Lizst’in Marie Duplessis’e karşı hisleriyle, müderris Ahmet’in Esther’e karşı hisleri ilk bakışta ne kadar birbirine benzemiyor olsa da sadece bir örneğini verdiğim bu farklılıkların romanın sonuna geldiğinizde kolektif duygulara dönüştüğünü görüyorsunuz. Karakterler ve onların meşgaleleri, cümleleri, başlarına gelenler üzerinden formüle edildiğini düşünebileceğimiz bu bağlantı, Lizst’in zihninde bestelerle, müziklerle şerh edilirken, Ahmet’in zihninde Farsça bir eserin tercümesi, bir araya getirilmesi çabası şeklinde vücut buluyor.
İki farklı kültür havzasının mensupları gözünden aynı Osmanlı İstanbul’unu tecrübe ederken sadece dönemin değil günümüzün, gündemlerimizin de tartışma konusu edildiğini sezebiliyorsunuz. Kurgu zekası katmanlar ve formüle edilmiş anlatılarda kendisini gösteriyor. Çünkü olay örgüsü sadece kültürel farklılığı veya arada kalmışlığımızı değil, fikri meşgalelerimizin pek değişmediği hakikatini yüzümüze vuruyor.
Romanın ve yazarın kurgu zekâsının parlaklığını gösteren en önemli unsurlardan bir diğeri, iki yol üzerinde hem benzeşen hem de ayrışan bir örgü oluşturabilmesi. Bir görev bilinciyle Franz Lizst’in sosyal iletişimini sağlama mecburiyeti hisseden şürekâ, kendi görgülerinin sınırlarından çıkmaksızın bir İstanbul yorumlarken, Müderris Ahmet Cevdet ve akışa bırakılmış örgüleri bilinçsizce takip ederek girip çıktığı meclislerin, görüşleri hilafına olguları anlamlandırarak veya anlamsız bırakarak çizdiği ayrı bir şehir portresi mevcut.

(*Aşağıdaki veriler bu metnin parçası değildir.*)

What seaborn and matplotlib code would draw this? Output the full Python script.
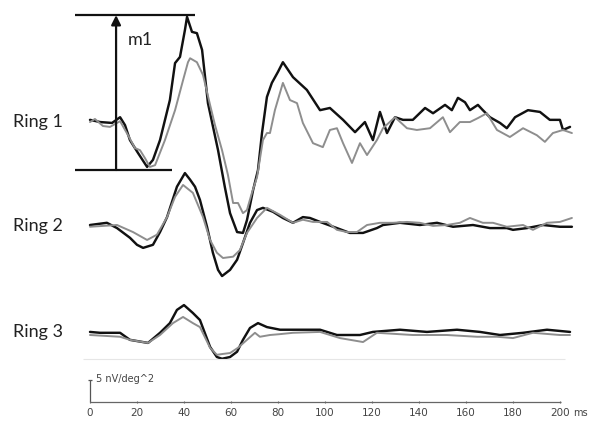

İşte bu akış, kurgusal muarızıyla ele alındığında, zihniyetin kültür ayırt edilmeksizin kapalılık ve sığlığında benzeştiği kadar neden farklı dünyalarda yaşıyormuş gibi hissettirdiğini de açıklayabiliyor.
Yazarın üslubu, başka örneklerden aşina olduğumuz tarihi kurgu anlatıcılarından çok daha entelektüel ve sahici. Romanda çok sayıda yan karakter var olsa dahi anlatının iki temel üzerinde ilerleyişini sindirdiğiniz anda yan karakterleri hatırlama lüksünüz olmadığını, anlatının örgüsünde Lizst ile Ahmet Cevdet’in benzerlikleri ve ayrılıklarını anlatmak için vazifeli olduklarını idrak edebiliyorsunuz.
Yüklendikleri vazifelerden bir diğeri karakterlerin psikolojik çözülüşünü hızlandırmak için girdikleri diyaloglar. Nihayetinde onların dudaklarından dökülen sözcükler, anlatıcıya bu diyalogları tamamlayacak büyük aforizmalar söyleme hakkı tanıyor. Okura hissettirmeden pasajları kapatan, paragrafları tarumar eden bu tek cümlelik hakikatler kurgu içerisinde kendisini gizleyen ve keşfedilmeyi bekleyen yap-boz parçalarına dönüşüyor.
Müderris ve Virtüöz, kendi yerini ve geleneğini oluşturmaya aday, tarihin, kahramanların, milletlerin veya olayların kutsandığı değil basit sayıp görmezden gelebileceğimiz geçmiş yaşamın tüm yönleriyle duyumsanabileceği bir roman. Daha da önemlisi resmi kurgumuzda üzerinde pek durulmadan geçiştirilen bir ziyaretin, büyük bir sanat olayının yâd edilmesi ve “tarihimize” bununla ilgili bir kayıt bırakması nedeniyle pamuklara sarılıp saklanması gereken bir hatırat.
Şehirde iz bırakması gereken muazzam bir sanat olayının arka planında geçmişimizi, fikir genetiğimizi, değişebilen ve değişmeyen düşüncelerimizi, arada kalmış ruhumuzu betimleyen karakterlerle kendisini sayfa sayfa inşa eden bir anıt vazifesi görüyor. Yazarın diğer eserlerini okuma arzusunu kuvvetlendirmesinin yanı sıra, kendini yetiştirmeyi başarmış, hangi cümlenin nerede sarf edileceğini bilen ve fazladan bir kelime dahi eklemenin gerek olmadığının farkında ehil bir kalemin eseri.
- Şiraze Dergi Mart-Nisan 2022 sayısında yayımlanmıştır.